David Cameron and George Osborne’s campaigning is focused on seats the Tory party wants to hold onto, while Ed Miliband is taking the fight to seats Labour wants to win from them. That’s the view in Labour HQ, and they’ve got figures to back it up: Since 30 March, when the ‘short campaign’ began, Cameron and Osborne have made 61 campaign visits between them, Labour says. More than half have been to Tory-held seats, many of them on the ‘40/40’ list of seats that the Tories need to keep and win in order to end up with a majority.
Here’s where they’ve been:
Ed Miliband and Ed Balls, Labour says, are campaigning to take seats from the Tories, with three-quarters of their 67 campaign visits to Tory held seats.
Labour says it’s a sign of how ‘desperate’ Cameron has become that his rate of visits to Tory seats has doubled from five in the first week of the campaign to 10 in the last week. (But it does seem a bit desperate of Labour to stretch a week to include nine days when adding the PM’s visits up.)
The Tories need to shore up support in constituencies they already control – as Lord Ashcroft’s polling shows, they’ve failed to make much progress in seats they took in 2010, but that have then swung back to Labour.
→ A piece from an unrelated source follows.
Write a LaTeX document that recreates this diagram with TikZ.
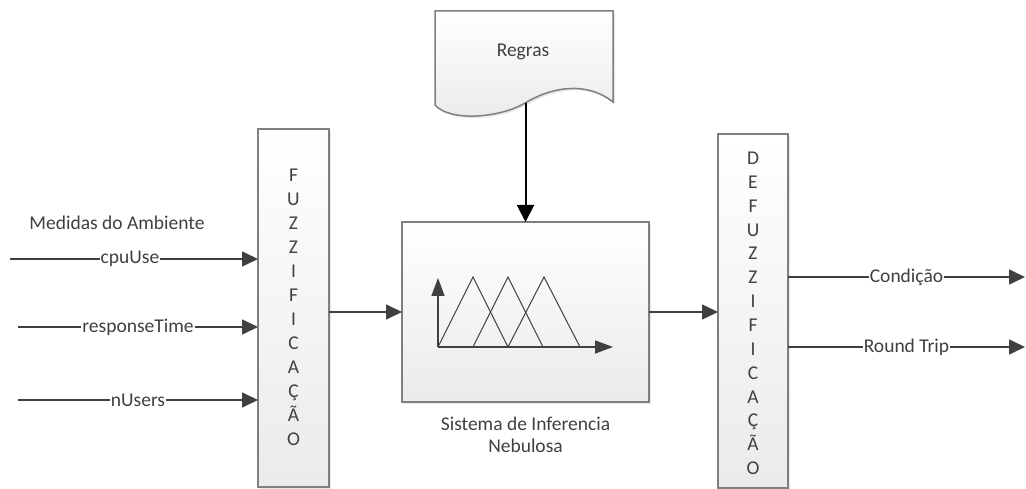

And the Conservatives need to hold every seat they had when Parliament dissolved and take another 21 seats for a majority.
Leader visits are more relevant to the national campaign than the on-the-ground battle that goes on in each constituency. Some local campaigns even discourage high-ups from making brief visits, so perhaps the places the PM and the Chancellor choose to visit aren’t all that important; except the Tories don’t seem to be making as much of an impression as Labour in their local campaigns either.